I’m fortunate I didn’t break something. Shoot, I’m fortunate it was dark and the neighbors weren’t glued to their windows!

19 thoughts on “Let’s Try This Again

  1. Too Funny! I’m glad you were not hurt but give your mom a hug without her you would not have this story to share, or found out you could climb over a fence and not kill yourself. Let’s skip maturity and just go with “I’m a grown up” so I can stay up late, eat dessert, not wear my coat, and drink hot chocolate and read all day IF I WANT TOO and then P your tongue out for good measure.

    • Thanks, Katybeth — perhaps maturity is overrated. Perhaps all we need is an ability to laugh at ourselves (and not be toooo stupid in the process!) I think Mom realized when I was little that I was never going to be one of those “girly-girls” dressed in lace and frills; rather, I tended to be a Tomboy, climbing trees and fences, skinning knees and playing sports!

  2. Debbie,
    How interesting that this is the topic you should choose today. Just yesterday as I was carefully making my way to my car over snow covered sidewalks I was doing a bit of musing about the fact that most adults I’ve met have a story about falling down and being embarrassed about it. So, I asked myself, why are we embarrassed about doing something that all of us do. Must mean that adults don’t ever grow up. You think?

    The last time I fell, about 4 years ago, I was walking across my bedroom one minute and flat on my back on the floor the next. The culprit? My granddaughter’s toy car. But the best part about the fall was the look on my daughter’s face as she came racing to check on me. I laughed so hard about the fall and her face that it took me a while to regain a vertical position.

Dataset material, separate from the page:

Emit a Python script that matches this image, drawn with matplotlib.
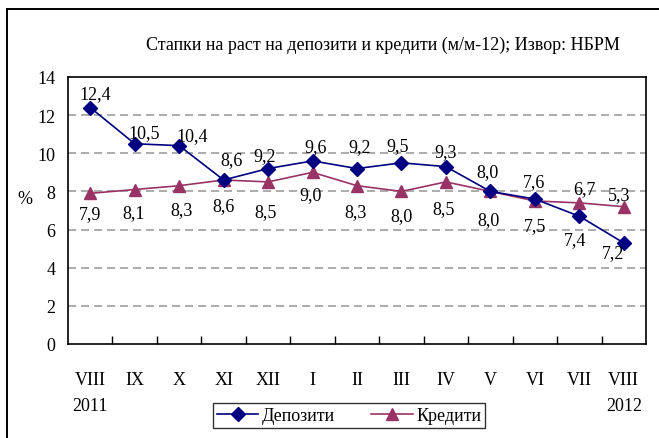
import matplotlib
matplotlib.use("Agg")
import matplotlib.pyplot as plt
from matplotlib.lines import Line2D

categories = ["VIII", "IX", "X", "XI", "XII", "I", "II", "III", "IV", "V", "VI", "VII", "VIII"]
years = {0: "2011", 12: "2012"}
deposits = [12.4, 10.5, 10.4, 8.6, 9.2, 9.6, 9.2, 9.5, 9.3, 8.0, 7.6, 6.7, 5.3]
credits = [7.9, 8.1, 8.3, 8.6, 8.5, 9.0, 8.3, 8.0, 8.5, 8.0, 7.5, 7.4, 7.2]
yticks = [0, 2, 4, 6, 8, 10, 12, 14]
title = "Стапки на раст на депозити и кредити (м/м-12); Извор: НБРМ"

# label offsets in pixels (dx, dy)
dep_off = [(5, 14), (9, 11), (13, 10), (8, 20), (-3, 13), (3, 14), (3, 22), (-4, 17),
           (0, 15), (-3, 20), (-1, 17), (5, 28), (-5, 48)]
cred_off = [(0, -20), (-1, -23), (2, -24), (0, -26), (-3, -30), (-2, -22), (-1, -26),
            (0, -24), (-2, -27), (-2, -28), (0, -25), (-4, -37), (-11, -46)]

plt.rcParams['font.family'] = ['Liberation Serif', 'DejaVu Serif']
FS = 13

W, H = 659, 439
fig = plt.figure(figsize=(W / 100, H / 100), dpi=100)
fig.patch.set_facecolor("white")

# outer frame (left and top edges visible)
fig.add_artist(Line2D([7 / W, 7 / W], [0, 1 - 10 / H], transform=fig.transFigure, color="black", lw=1.4))
fig.add_artist(Line2D([7 / W, 1], [1 - 10 / H, 1 - 10 / H], transform=fig.transFigure, color="black", lw=1.4))

ax = fig.add_axes([68 / W, 1 - 345 / H, (646 - 68) / W, (345 - 78) / H])
x = list(range(len(categories)))

navy = "#000080"
plum = "#993366"
ax.plot(x, deposits, color=navy, lw=1.2, marker="D", ms=7, label="Депозити", zorder=4)
ax.plot(x, credits, color=plum, lw=1.2, marker="^", ms=8.5, label="Кредити", zorder=3)

for i, v in enumerate(deposits):
    ax.annotate(f"{v:.1f}".replace(".", ","), (i, v), xytext=dep_off[i], textcoords="offset pixels",
                ha="center", va="center", fontsize=FS, zorder=5)
for i, v in enumerate(credits):
    ax.annotate(f"{v:.1f}".replace(".", ","), (i, v), xytext=cred_off[i], textcoords="offset pixels",
                ha="center", va="center", fontsize=FS, zorder=5)

ax.set_xlim(-0.5, len(categories) - 0.5)
ax.set_ylim(0, 14)
ax.set_yticks(yticks)
ax.set_yticklabels([str(t) for t in yticks], fontsize=FS)
ax.tick_params(axis="y", length=0, pad=9)

ax.set_xticks([i + 0.5 for i in range(len(categories) - 1)])
ax.set_xticklabels([])
ax.tick_params(axis="x", which="major", direction="in", length=6, width=1)
ax.set_xticks(x, minor=True)
ax.set_xticklabels(categories, minor=True, fontsize=FS)
ax.tick_params(axis="x", which="minor", length=0, pad=19.5)

for i, yr in years.items():
    t = ax.text(i, 0, yr, transform=ax.get_xaxis_transform(), ha="center", va="center",
                fontsize=FS, clip_on=False)
    t.set_position((i, -61.5 / 267))

for t in yticks[1:-1]:
    ax.axhline(t, color="#a6a6a6", lw=1.3, ls=(0, (4.5, 2.7)), zorder=1)

for s in ax.spines.values():
    s.set_linewidth(1.2)
    s.set_color("black")

ax.text(-0.074, 0.545, "%", transform=ax.transAxes, ha="center", va="center", fontsize=FS)

fig.text(383 / W, 1 - 45 / H, title, ha="center", va="center", fontsize=FS)

leg = fig.legend(loc="center", bbox_to_anchor=(349 / W, 1 - 416.5 / H), ncol=2, fontsize=FS,
                 frameon=True, fancybox=False, edgecolor="black", handlelength=2.3,
                 handletextpad=0.2, columnspacing=2.0, borderpad=0.2, borderaxespad=0)
leg.get_frame().set_linewidth(1.0)

fig.savefig("out.png", dpi=100, facecolor="white")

    I can so relate to your story. Well told.

    • Thanks for empathizing, Yvonne. I don’t remember ever tripping over any of my son’s toys — except Legos, and believe me, those things HURT when they come in contact with bare feet! I imagine it’s good for kids to see adults doing child-like things like tripping every now and then; that sort of thing puts to rest the myth I picked up about being too grown-up to be clumsy!

  3. I’m sorry, but I couldn’t help but laugh! I could picture myself doing something like this. Thank goodness for darkness 🙂

    When my older son was five, we went roller skating with him. I managed to stay on my wheels the whole time…until my son lost his balance and caught my skate, toppling me over. I had a huge blue/purple bruise on my behind for weeks! Now I know that skating has an expiration date (and it’s before age 34!)

    • Sorry, Janna, but I laughed out loud at your skating misadventure! Yes, I’m fortunate all this took place under cover of darkness, though my neighbors’ light was on and I shudder to think they might have seen (or heard) my commotion!

    • I’m lucky I’m not at the brittle bone age yet! Must be all that milk I drank as a kid. The only thing is, most fences then were wooden with plenty of hand- and foot-holds, whereas today, they’re chain-link. I didn’t take that into consideration!

  4. Does it make me a terrible person that I’m laughing my ass off right now? OMG, Debbie, this one’s hysterical! I’m sorry you fell, I really am, but damn the thought of the neighbors being glued to their window as you attempted your footloose move really tickled my funny bone! And who’s fault is it you nearly broke a leg? Your mom’s, of course! Incidentally, she reminds me of my mom. This sounds exactly like something my mom would pull! hee hee!

    • Of course you’re not a terrible person, Bella — if this had happened to somebody else who’d blogged about it to the whole world, I’d have been laughing, too! I suppose, if the neighbors HAD been watching, they’d have been too busy rolling on the floor laughing to call the police and tell them to arrest the “burglar” at my house!

    • That’s funny, Rebecca! Kids go through that from pre-teen to early twenties. My son, thankfully, is just about to finish that “stage” and I’m hoping that once again I’ll become Super-Mom, ha!

  5. I hate to admit I’ve done the chain link fence dangle before…but at least not in a long time. So glad your pride remained intact by no one witnessing it!

    • You, too, huh?! Somehow, that makes me feel a LOT better — like I’m not the only “dare-devil” in the world, ha! Thanks for your confession, Suzicate!

  6. Debbie,
    I love it! You are the Queen of humor writing. Hands down. You take an everyday,universal topic and weave all the little details into a tale that has me laughing out loud. I not only picture you but I can also picture myself dangling from that chain link fence and being so grateful that it is too dark for anyone else to see. Thanks so much for the laughter 🙂 Delightful!